- _Given task_
Repeat everything from the first line of the listing below through the line that contains "W - margin.right]);", exactly. Leave out pictures.

Recorded data:
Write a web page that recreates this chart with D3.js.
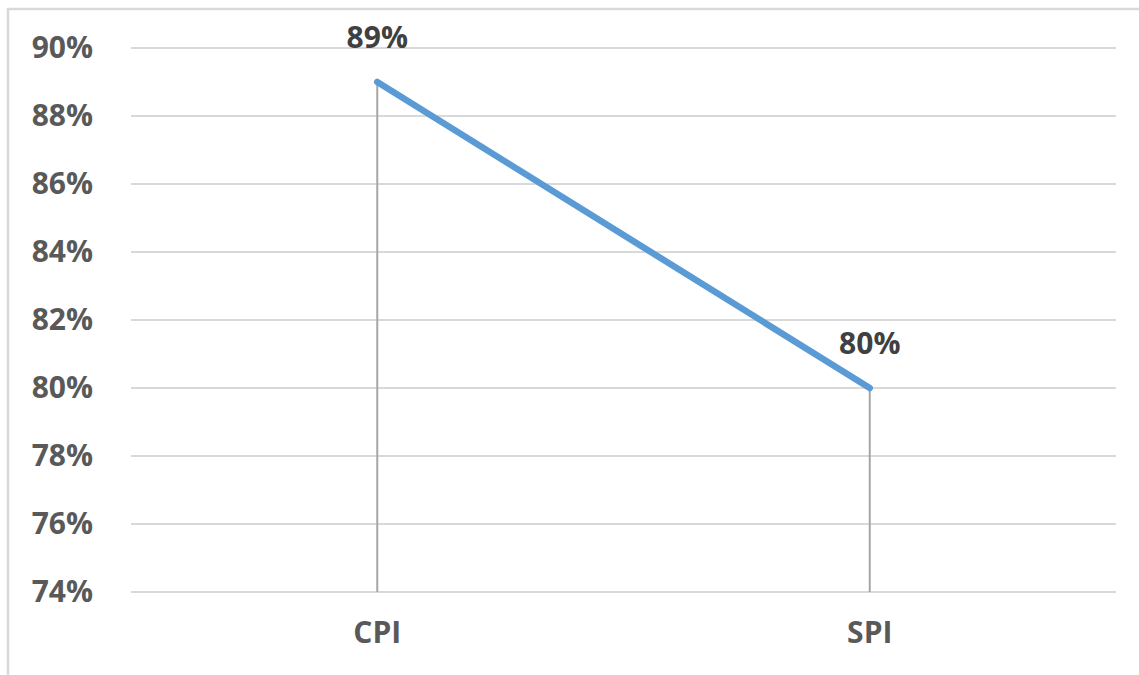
<!DOCTYPE html>
<html>
<head>
<meta charset="utf-8">
<script src="https://cdn.jsdelivr.net/npm/d3@7"></script>
<style>
  html, body { margin: 0; padding: 0; background: #fff; }
  svg { display: block; }
  text { font-family: "Open Sans", "Liberation Sans", sans-serif; font-weight: 700; }
</style>
</head>
<body>
<svg id="chart" width="1139" height="675"></svg>
<script>
// Performance indices
const categories = ["CPI", "SPI"];
const values = [0.89, 0.80];
const yTicks = [0.74, 0.76, 0.78, 0.80, 0.82, 0.84, 0.86, 0.88, 0.90];

const svg = d3.select("#chart");
const W = 1139, H = 675;
const margin = { top: 48, right: 23, bottom: 83, left: 131 };

// Outer frame of the chart area (top and left edges visible)
svg.append("path")
  .attr("d", `M8,${H + 5} L8,9 L${W + 5},9`)
  .attr("fill", "none")
  .attr("stroke", "#d9d9d9")
  .attr("stroke-width", 2.5);

const x = d3.scaleBand()
  .domain(categories)
  .range([margin.left, W - margin.right]);

const y = d3.scaleLinear()
  .domain([0.74, 0.90])
  .range([H - margin.bottom, margin.top]);

const fmt = d3.format(".0%");

// Horizontal gridlines
svg.append("g")
  .selectAll("line")
  .data(yTicks)
  .join("line")
  .attr("x1", margin.left)
  .attr("x2", W - margin.right)
  .attr("y1", d => y(d))
  .attr("y2", d => y(d))
  .attr("stroke", "#d9d9d9")
  .attr("stroke-width", 2);

// Y axis labels
const yAxis = d3.axisLeft(y).tickValues(yTicks).tickFormat(fmt).tickSize(0).tickPadding(38);
const gy = svg.append("g").attr("transform", `translate(${margin.left},0)`).call(yAxis);
gy.select(".domain").remove();
gy.selectAll("text")
  .attr("fill", "#595959")
  .style("font-size", "30px")
  .style("font-family", "'Open Sans', sans-serif")
  .style("font-weight", 700);

// X axis labels
const xAxis = d3.axisBottom(x).tickSize(0).tickPadding(30);
const gx = svg.append("g").attr("transform", `translate(0,${H - margin.bottom})`).call(xAxis);
gx.select(".domain").remove();
gx.selectAll("text")
  .attr("fill", "#595959")
  .style("font-size", "30px")
  .style("font-family", "'Open Sans', sans-serif")
  .style("font-weight", 700);

const pts = categories.map((c, i) => ({ c, v: values[i] }));
const cx = d => x(d.c) + x.bandwidth() / 2;

// Drop lines from each point to the axis
svg.append("g")
  .selectAll("line")
  .data(pts)
  .join("line")
  .attr("x1", cx)
  .attr("x2", cx)
  .attr("y1", d => y(d.v))
  .attr("y2", y(0.74))
  .attr("stroke", "#a6a6a6")
  .attr("stroke-width", 2);

// Series line
svg.append("path")
  .datum(pts)
  .attr("d", d3.line().x(cx).y(d => y(d.v)))
  .attr("fill", "none")
  .attr("stroke", "#5b9bd5")
  .attr("stroke-width", 6.5)
  .attr("stroke-linecap", "round");

// Data labels
svg.append("g")
  .selectAll("text")
  .data(pts)
  .join("text")
  .attr("x", cx)
  .attr("y", d => y(d.v) - 34)
  .attr("text-anchor", "middle")
  .attr("fill", "#404040")
  .style("font-size", "30px")
  .text(d => fmt(d.v));
</script>
</body>
</html>
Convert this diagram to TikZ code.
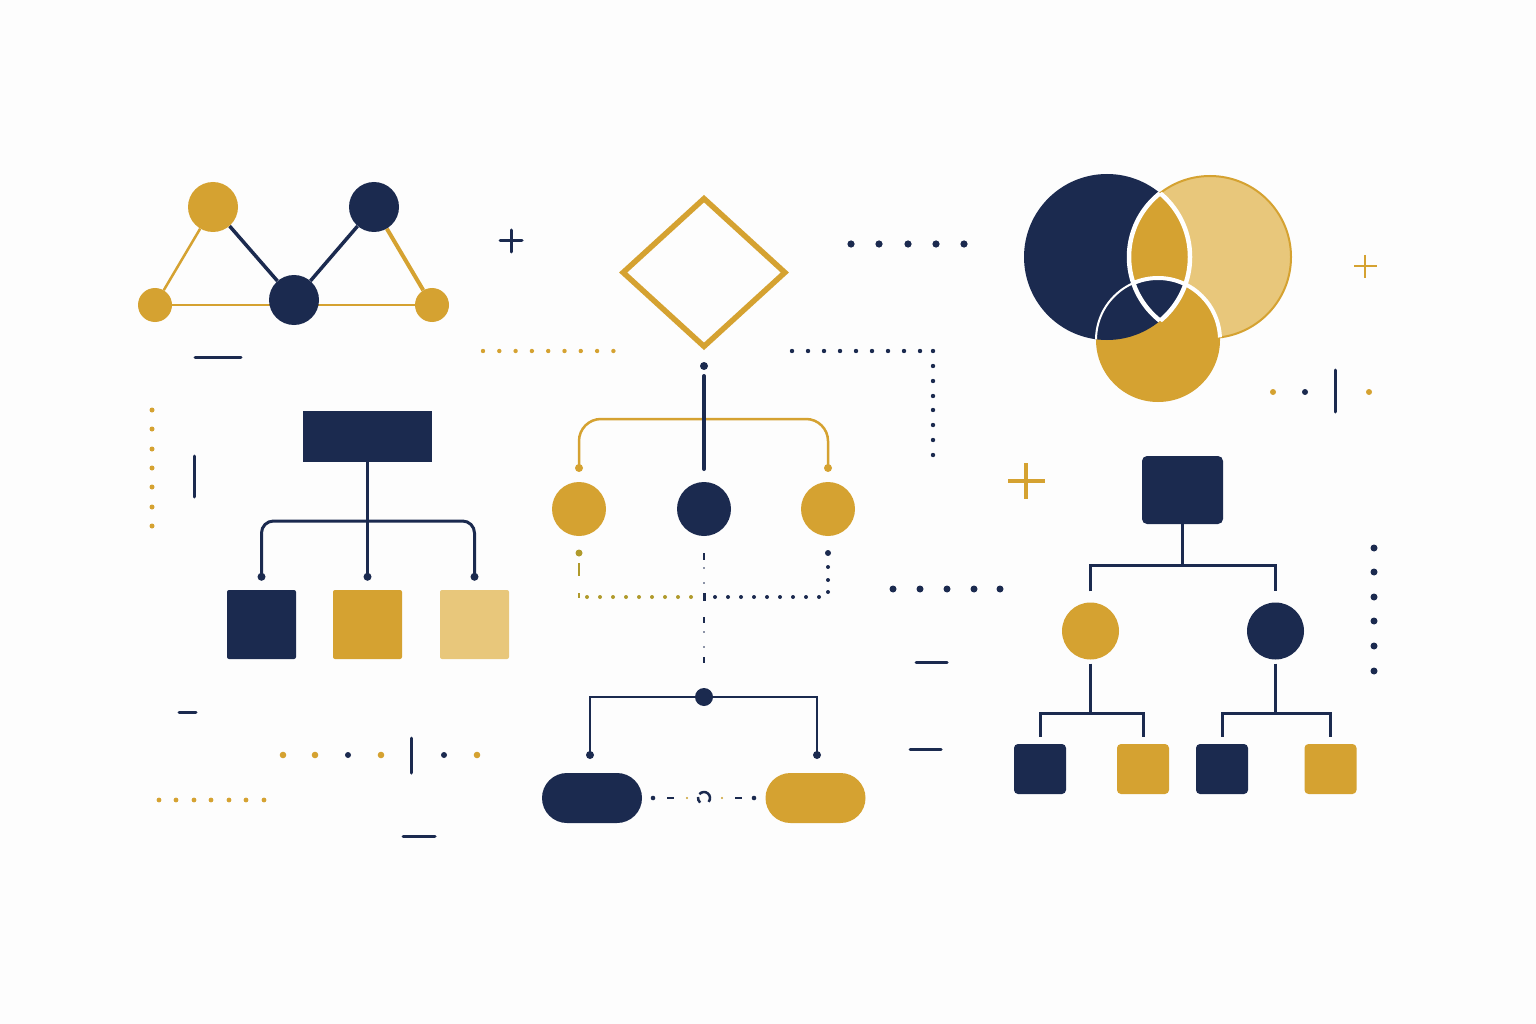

- _Task answer_
Write a web page that recreates this chart with D3.js.
<!DOCTYPE html>
<html>
<head>
<meta charset="utf-8">
<script src="https://cdn.jsdelivr.net/npm/d3@7"></script>
<style>
  html, body { margin: 0; padding: 0; background: #fff; }
  svg { display: block; }
  text { font-family: "Open Sans", "Liberation Sans", sans-serif; font-weight: 700; }
</style>
</head>
<body>
<svg id="chart" width="1139" height="675"></svg>
<script>
// Performance indices
const categories = ["CPI", "SPI"];
const values = [0.89, 0.80];
const yTicks = [0.74, 0.76, 0.78, 0.80, 0.82, 0.84, 0.86, 0.88, 0.90];

const svg = d3.select("#chart");
const W = 1139, H = 675;
const margin = { top: 48, right: 23, bottom: 83, left: 131 };

// Outer frame of the chart area (top and left edges visible)
svg.append("path")
  .attr("d", `M8,${H + 5} L8,9 L${W + 5},9`)
  .attr("fill", "none")
  .attr("stroke", "#d9d9d9")
  .attr("stroke-width", 2.5);

const x = d3.scaleBand()
  .domain(categories)
  .range([margin.left, W - margin.right]);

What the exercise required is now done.